As part of the Global Locust Initiative Lab’s FFAR project on coupled human-system approaches to solving locust plagues, also supported by ASU’s Swette Center for Sustainable Food Systems, workshops have been organized in South America, Sénégal and Australia to identify and address institutional barriers to sustainable locust management.
The first workshop took place in Tucumán, Argentina, on February 26 and 27, 2020. It brought together 38 participants from Argentina, Bolivia, Paraguay and Uruguay working in national and provincial locust control agencies, as well as researchers, farmers and representatives of farming associations and ministries. Using a participative methodology with tools, such as collaborative social mapping, participants were invited to share their point of views regarding governance issues in the case of the South American locust (Schistocerca cancellata) over a day and a half. They explained the current situation characterized by regular outbreaks of S. cancellata, identified the main actors involved in the governance system, characterized the interactions among these agents, and discussed the main strengths, opportunities for improvement, and threats for the sustainable governance of the South American locust.
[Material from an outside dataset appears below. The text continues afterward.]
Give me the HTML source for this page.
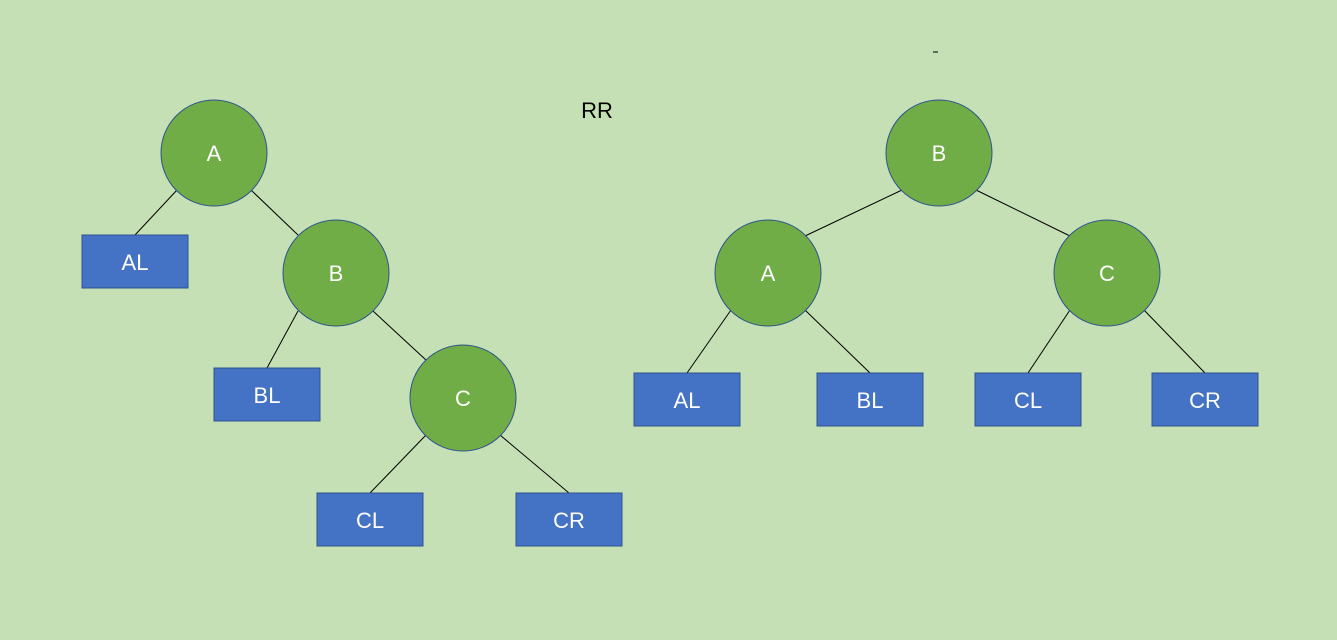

The synthesis of the workshop is currently being written, but some preliminary results can already be shared. The explanations that emerged from the workshop to explain the current situation characterized by regular outbreaks in the past five years consist of three main elements: environmental changes and climate change in particular, the lack of long-term and coordinated policies especially at the regional scale, and discontinuous monitoring leading to a lack of reliable, up-to-date information.
The social map of the governance structure focused mostly on the national level and on the articulation with research, provincial governments, farmers and their representatives. Among the links to be strengthened, the participants insisted on the involvement of research institutions, producers, and environmental stakeholders, such as the ministry of the environment. The last five years have helped to enhance knowledge, coordination, and strengthened infrastructures mostly thanks to the commitment of people. However, participants acknowledge that they have come only partway to ensuring proper coordination, and that they still need to strengthen their links with key actors and consolidate coordination tools such as the Argentinian national program for locust management and the regional management plan for the South American locust.
This workshop was an opportunity to bring diverse participants together, promote knowledge sharing, and formalize what they experience on a daily basis. According to one of the participants:
"The more complex the problem is, the more stakeholders are involved. The more stakeholders involved, the more complex the relationships. We live that everyday, but we never think about that. We never formalize that. So this workshop gave us the opportunity to think about what we do on a daily basis, and to put some thoughts and ameliorate the way we work."
The results of this workshop will be compared to those that will emerge from the two upcoming workshops in Sénégal and Australia, thus highlighting commonalities and specificities for promoting coordination in locust management across the world.